*Exercise directions*. Everything from the opening line of the records below through the line with "plt.rcParams['font.family'] = ['Liberation" must be duplicated exactly, pictures left out.

*Given records*.
▶

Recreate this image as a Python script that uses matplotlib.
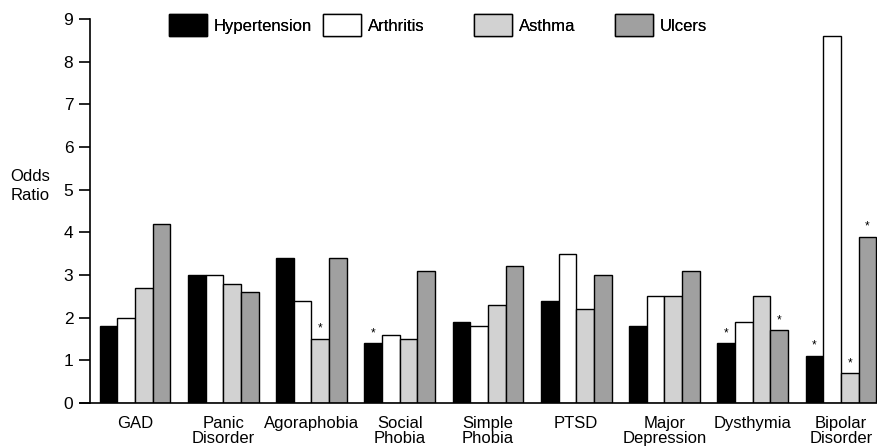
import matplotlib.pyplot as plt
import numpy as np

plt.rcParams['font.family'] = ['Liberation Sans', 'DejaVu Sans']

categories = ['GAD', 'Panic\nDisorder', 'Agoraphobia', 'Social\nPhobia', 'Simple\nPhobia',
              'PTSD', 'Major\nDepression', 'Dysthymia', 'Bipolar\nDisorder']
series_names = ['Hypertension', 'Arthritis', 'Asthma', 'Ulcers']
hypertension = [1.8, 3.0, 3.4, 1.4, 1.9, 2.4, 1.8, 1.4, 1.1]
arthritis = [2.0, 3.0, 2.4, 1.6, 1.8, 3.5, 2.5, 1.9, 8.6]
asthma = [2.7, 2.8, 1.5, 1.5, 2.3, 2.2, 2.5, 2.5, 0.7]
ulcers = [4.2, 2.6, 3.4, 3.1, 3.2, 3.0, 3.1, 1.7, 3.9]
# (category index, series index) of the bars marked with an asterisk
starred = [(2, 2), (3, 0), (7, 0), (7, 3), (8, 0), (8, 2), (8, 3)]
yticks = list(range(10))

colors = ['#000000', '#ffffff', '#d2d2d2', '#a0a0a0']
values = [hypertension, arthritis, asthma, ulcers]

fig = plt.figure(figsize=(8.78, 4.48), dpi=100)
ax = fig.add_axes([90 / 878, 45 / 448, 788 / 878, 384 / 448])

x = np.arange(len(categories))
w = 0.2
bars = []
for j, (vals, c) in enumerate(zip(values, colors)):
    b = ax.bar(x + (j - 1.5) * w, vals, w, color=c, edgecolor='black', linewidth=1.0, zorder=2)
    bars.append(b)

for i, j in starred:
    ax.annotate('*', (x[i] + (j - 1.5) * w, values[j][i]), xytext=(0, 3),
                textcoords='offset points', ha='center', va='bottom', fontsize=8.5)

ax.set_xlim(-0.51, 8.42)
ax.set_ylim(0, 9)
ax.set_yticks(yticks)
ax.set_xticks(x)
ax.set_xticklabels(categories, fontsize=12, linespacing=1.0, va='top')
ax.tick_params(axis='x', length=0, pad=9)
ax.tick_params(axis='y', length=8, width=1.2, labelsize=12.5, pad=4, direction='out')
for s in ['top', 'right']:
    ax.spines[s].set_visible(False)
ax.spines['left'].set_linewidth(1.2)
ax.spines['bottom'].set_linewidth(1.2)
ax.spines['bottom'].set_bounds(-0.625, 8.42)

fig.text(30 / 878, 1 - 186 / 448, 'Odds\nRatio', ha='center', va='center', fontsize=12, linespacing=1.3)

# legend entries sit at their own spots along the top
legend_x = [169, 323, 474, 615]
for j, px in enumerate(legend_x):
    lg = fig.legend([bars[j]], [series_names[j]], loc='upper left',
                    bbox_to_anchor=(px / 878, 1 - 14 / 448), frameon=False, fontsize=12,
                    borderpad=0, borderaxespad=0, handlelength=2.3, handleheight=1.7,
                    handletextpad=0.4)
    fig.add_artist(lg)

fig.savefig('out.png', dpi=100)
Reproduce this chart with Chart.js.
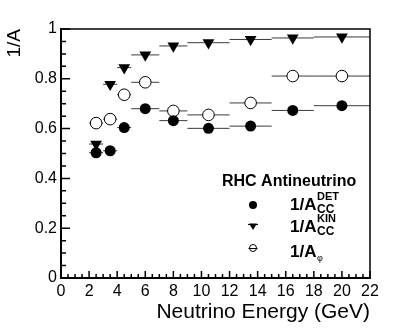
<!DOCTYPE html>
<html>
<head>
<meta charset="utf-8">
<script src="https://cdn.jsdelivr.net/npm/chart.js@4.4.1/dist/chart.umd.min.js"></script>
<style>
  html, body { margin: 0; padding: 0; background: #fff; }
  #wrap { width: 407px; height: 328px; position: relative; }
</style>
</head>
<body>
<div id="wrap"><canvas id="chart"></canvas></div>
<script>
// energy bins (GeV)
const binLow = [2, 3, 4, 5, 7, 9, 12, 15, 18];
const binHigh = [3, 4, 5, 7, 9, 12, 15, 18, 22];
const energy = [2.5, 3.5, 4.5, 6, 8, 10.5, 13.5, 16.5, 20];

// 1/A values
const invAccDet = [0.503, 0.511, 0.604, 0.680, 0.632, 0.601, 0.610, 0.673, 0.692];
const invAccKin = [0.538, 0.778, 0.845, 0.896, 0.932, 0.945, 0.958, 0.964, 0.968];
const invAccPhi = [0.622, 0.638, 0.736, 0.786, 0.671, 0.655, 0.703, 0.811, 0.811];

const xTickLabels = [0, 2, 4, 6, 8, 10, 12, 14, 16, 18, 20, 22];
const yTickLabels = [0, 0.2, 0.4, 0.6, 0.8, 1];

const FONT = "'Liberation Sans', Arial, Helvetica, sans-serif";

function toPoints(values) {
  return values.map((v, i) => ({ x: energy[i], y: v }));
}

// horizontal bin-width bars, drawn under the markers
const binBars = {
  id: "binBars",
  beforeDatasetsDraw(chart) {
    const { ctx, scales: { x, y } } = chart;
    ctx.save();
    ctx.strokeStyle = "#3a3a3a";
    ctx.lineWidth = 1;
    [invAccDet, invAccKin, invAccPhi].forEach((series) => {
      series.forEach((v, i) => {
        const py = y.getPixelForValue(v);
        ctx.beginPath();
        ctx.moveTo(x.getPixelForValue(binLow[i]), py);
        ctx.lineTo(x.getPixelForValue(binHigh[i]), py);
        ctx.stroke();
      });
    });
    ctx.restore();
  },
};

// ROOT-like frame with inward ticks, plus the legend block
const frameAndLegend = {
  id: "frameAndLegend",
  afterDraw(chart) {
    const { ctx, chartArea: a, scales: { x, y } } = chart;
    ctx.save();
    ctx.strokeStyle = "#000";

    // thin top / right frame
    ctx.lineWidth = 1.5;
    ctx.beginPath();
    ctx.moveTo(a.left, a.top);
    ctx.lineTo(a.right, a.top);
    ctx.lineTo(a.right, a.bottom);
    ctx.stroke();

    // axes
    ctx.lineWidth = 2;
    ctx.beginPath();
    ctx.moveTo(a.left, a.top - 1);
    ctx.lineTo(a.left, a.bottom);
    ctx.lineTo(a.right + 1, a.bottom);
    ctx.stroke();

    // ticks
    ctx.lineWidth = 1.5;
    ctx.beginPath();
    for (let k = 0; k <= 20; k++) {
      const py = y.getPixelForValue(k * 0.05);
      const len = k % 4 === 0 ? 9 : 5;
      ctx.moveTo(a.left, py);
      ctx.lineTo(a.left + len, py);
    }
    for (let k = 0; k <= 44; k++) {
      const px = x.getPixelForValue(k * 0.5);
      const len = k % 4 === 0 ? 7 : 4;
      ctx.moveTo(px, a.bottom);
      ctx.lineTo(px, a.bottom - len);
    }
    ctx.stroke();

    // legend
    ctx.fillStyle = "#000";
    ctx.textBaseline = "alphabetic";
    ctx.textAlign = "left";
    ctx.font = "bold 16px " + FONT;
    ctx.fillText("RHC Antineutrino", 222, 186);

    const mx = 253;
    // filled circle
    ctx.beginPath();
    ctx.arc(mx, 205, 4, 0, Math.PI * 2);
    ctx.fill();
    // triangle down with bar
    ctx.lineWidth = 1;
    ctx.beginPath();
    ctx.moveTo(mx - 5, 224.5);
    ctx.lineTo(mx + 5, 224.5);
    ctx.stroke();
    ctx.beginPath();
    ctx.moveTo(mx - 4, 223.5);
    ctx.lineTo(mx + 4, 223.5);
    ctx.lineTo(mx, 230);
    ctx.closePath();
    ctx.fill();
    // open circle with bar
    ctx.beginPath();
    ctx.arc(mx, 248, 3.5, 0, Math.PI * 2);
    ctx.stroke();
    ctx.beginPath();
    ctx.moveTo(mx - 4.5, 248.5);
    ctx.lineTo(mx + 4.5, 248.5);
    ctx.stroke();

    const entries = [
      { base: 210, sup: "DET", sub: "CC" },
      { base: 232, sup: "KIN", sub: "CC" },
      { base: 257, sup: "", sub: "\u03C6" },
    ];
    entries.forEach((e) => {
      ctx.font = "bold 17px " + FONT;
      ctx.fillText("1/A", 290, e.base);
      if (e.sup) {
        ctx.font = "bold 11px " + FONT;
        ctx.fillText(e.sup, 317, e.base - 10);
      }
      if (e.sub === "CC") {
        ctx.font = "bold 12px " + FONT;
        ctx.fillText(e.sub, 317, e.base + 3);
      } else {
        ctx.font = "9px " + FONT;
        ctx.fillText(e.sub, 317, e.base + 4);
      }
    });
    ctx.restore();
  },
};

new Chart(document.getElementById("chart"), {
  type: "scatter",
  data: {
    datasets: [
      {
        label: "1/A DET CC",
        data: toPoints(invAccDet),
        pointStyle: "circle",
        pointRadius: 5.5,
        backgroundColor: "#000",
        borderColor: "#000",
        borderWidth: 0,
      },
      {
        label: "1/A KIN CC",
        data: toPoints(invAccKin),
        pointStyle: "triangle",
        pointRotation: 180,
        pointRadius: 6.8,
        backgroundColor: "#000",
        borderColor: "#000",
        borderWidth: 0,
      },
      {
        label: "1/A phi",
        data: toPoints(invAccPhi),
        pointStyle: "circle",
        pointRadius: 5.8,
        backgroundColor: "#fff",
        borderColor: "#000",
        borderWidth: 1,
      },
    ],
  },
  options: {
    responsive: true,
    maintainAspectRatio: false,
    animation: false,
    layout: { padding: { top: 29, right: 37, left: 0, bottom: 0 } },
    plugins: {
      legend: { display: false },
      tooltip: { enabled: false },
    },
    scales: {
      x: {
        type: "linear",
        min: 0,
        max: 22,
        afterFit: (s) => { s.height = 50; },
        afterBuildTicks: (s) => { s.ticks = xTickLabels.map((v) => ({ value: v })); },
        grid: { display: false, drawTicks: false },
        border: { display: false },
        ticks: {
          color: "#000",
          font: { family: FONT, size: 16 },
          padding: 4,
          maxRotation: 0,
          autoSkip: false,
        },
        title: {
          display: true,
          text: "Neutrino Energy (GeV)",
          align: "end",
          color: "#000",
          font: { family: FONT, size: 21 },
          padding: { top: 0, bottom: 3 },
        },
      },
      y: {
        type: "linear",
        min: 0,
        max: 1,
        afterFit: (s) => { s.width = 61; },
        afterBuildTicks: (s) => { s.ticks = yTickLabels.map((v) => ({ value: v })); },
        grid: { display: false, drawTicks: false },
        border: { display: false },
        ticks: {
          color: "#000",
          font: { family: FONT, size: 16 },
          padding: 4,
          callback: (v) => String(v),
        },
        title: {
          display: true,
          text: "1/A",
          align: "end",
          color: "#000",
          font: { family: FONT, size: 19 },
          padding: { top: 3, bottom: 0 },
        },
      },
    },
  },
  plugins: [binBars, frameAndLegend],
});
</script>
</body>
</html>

◀

*Answer for this exercise*.
Recreate this image as a Python script that uses matplotlib.
import matplotlib.pyplot as plt
import numpy as np

plt.rcParams['font.family'] = ['Liberation Sans', 'DejaVu Sans']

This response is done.